At the advent of the COVID-19 pandemic, it became pretty clear that the coronavirus was fast becoming a hot-button political issue, which was only fed by the initial "flip-flopping" of the CDC on the efficacy of wearing cloth masks to help stop the spread of the virus. Even for months after the CDC reverses its position on mask-wearing, the WHO cautioned against the prolonged usage of wearing masks.
Now, however, the overwhelming majority of healthcare professionals and medical governing bodies strongly encourage individuals to wear masks in an effort to help curb the transmission of COVID-19 from person to person. And many folks are commenting on a similar acceptance trajectory occurring with the announcement of the vaccine developed to help immunize individuals from this particular strain of the coronavirus.
In addition to all of the memes and social media post conspiracy theories about the true "origins" of the COVID-19 vaccine and some inimical large-scale plot to microchip people for whatever purpose (if you are afraid of being tracked and monitored then we hate to break it to you, your smartphone does a pretty good job of that already) some prominent politicians have vocally expressed their own distrust of a COVID-19 vaccine.
Now that the first batch of vaccines have become readily available with throngs of individuals getting their immunizations already, some folks on Twitter have noticed that there are some governmental leaders who either previously criticized vaccinations or downplayed the severity of the coronavirus pandemic are now getting themselves vaccinated.

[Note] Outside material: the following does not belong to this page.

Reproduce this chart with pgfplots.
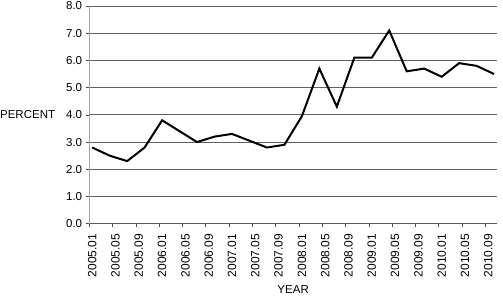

One such politician is Iowa Senator Joni Ernst who tweeted an image where she was being injected with her first dosage of the COVID-19 vaccine. The tweet was met with a litany of different responses. Some individuals applauded her for setting a good example and demonstrating the safety of the vaccine. Others questioned her decision to take the first batch of immunizations willingly.
And then there were several people who called out the "hypocrisy" of Ernst for previously "mitigating" COVID-19 fatality rates but still getting the vaccine anyway.

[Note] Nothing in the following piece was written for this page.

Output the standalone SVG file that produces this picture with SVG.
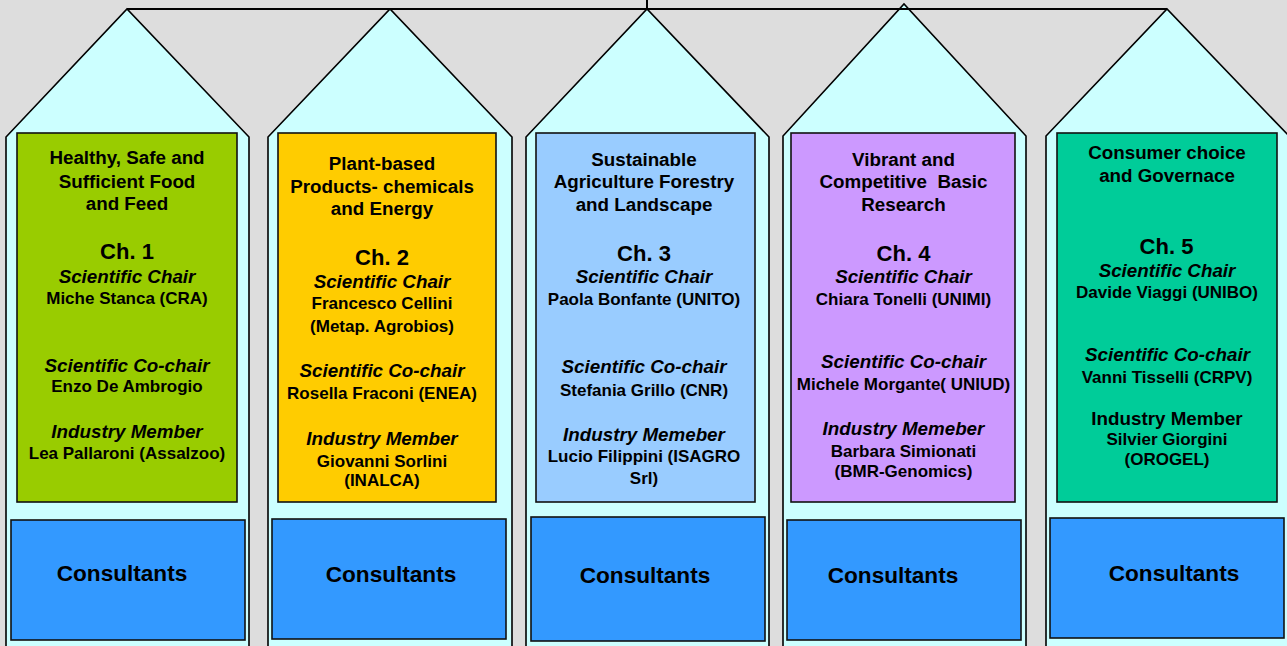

And then there were individuals who thought that she was "jumping in front of the line" and taking up a vaccination spot that might have saved the lie of someone who needed to take the immunization first; someone who was more at risk for not only contracting COVID-19 but dying from it.
For the most part, individuals were upset that Ernst had suggested doctors were intentionally "bloating" the numbers of COVID-19 deaths so that they could turn a profit and then, herself, received a vaccine for a disease that she said doctors "lied" about to make it seem more severe than it "actually" was.

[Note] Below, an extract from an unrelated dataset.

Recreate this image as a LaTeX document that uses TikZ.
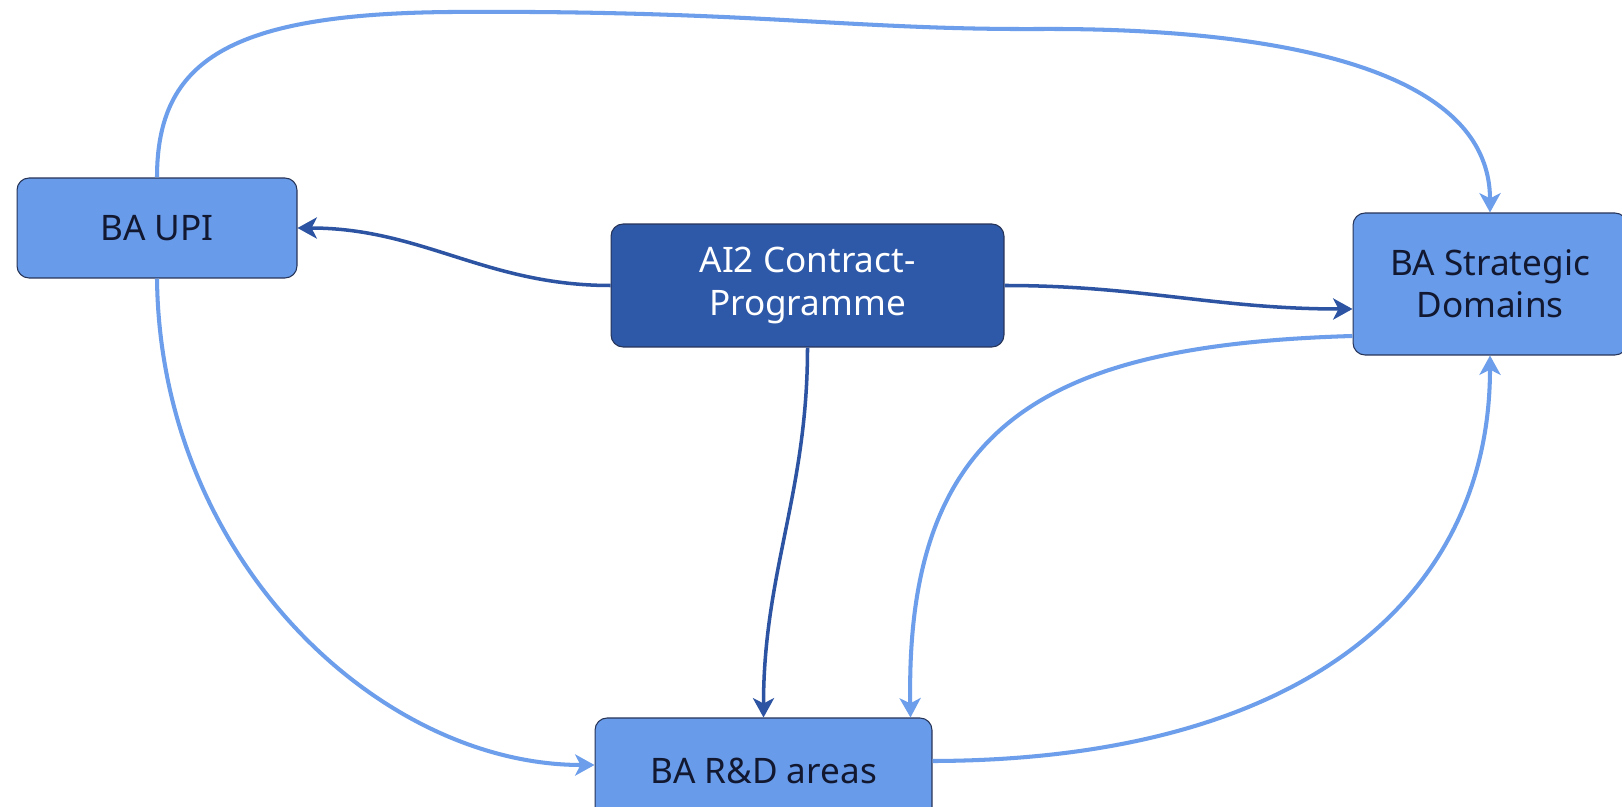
\documentclass[tikz,border=0pt]{standalone}
\usepackage{fontspec}
\setmainfont{Noto Sans}
\usepackage{tikz}
\usetikzlibrary{arrows.meta}

\definecolor{boxlight}{RGB}{104,155,234}
\definecolor{boxdark}{RGB}{46,88,168}
\definecolor{linklight}{RGB}{108,158,235}
\definecolor{linkdark}{RGB}{44,84,162}
\definecolor{boxedge}{RGB}{38,52,88}
\definecolor{textdark}{RGB}{18,24,48}

\begin{document}
\begin{tikzpicture}[x=0.02cm, y=-0.02cm,
    unit/.style={draw=boxedge, line width=0.6pt, rounded corners=0.24cm,
        fill=boxlight, text=textdark, align=center,
        font=\fontsize{20}{24}\selectfont, inner sep=0pt},
    core/.style={unit, fill=boxdark, text=white},
    light/.style={draw=linklight, line width=2.3pt, -{Stealth[length=11pt, width=12pt, inset=3pt]}},
    dark/.style={draw=linkdark, line width=2pt, -{Stealth[length=11pt, width=12pt, inset=3pt]}}]
\useasboundingbox (0,0) rectangle (1622,807);
\fill[white] (0,0) rectangle (1622,807);

% boxes
\node[unit, minimum width=5.6cm, minimum height=2cm] (upi) at (157,228) {BA UPI};
\node[core, minimum width=7.86cm, minimum height=2.46cm] (ai) at (807.5,285.5) {AI2 Contract-\\Programme};
\node[unit, minimum width=5.48cm, minimum height=2.84cm] (strat) at (1490,284) {BA Strategic\\Domains};
\node[unit, minimum width=6.74cm, minimum height=2.12cm] (rd) at (763.5,771) {BA R\&D areas};

% from the contract programme
\draw[dark] (ai.west) to[out=180, in=0] (upi.east);
\draw[dark] (ai.east) to[out=0, in=180] ([yshift=-0.5cm]strat.west);
\draw[dark] (ai.south) to[out=-90, in=90] (rd.north);

% between the BA
\draw[light] (upi.north) .. controls (157,60) and (230,14) .. (450,12)
    .. controls (750,10) and (850,30) .. (1040,29)
    .. controls (1250,28) and (1490,60) .. (strat.north);
\draw[light] (upi.south) .. controls (160,560) and (380,765) .. ([yshift=0.12cm]rd.west);
\draw[light] ([yshift=-1.04cm]strat.west) .. controls (1050,345) and (905,420) .. ([xshift=-0.44cm]rd.north east);
\draw[light] ([yshift=0.2cm]rd.east) .. controls (1300,760) and (1490,600) .. (strat.south);
\end{tikzpicture}
\end{document}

The coronavirus has reportedly killed approximately 318,000 Americans as of this writing, with 94% of those who have been killed by COVID-19 suffering from pre-existing conditions. Reuters published a report that explains the finer details of comorbidity that pushes against the claim COVID-19 isn't "as fatal" on its own, as many individuals tried to downplay how fatal it is by pointing to the 6% of individuals who were otherwise healthy who had died from "only" COVID-19.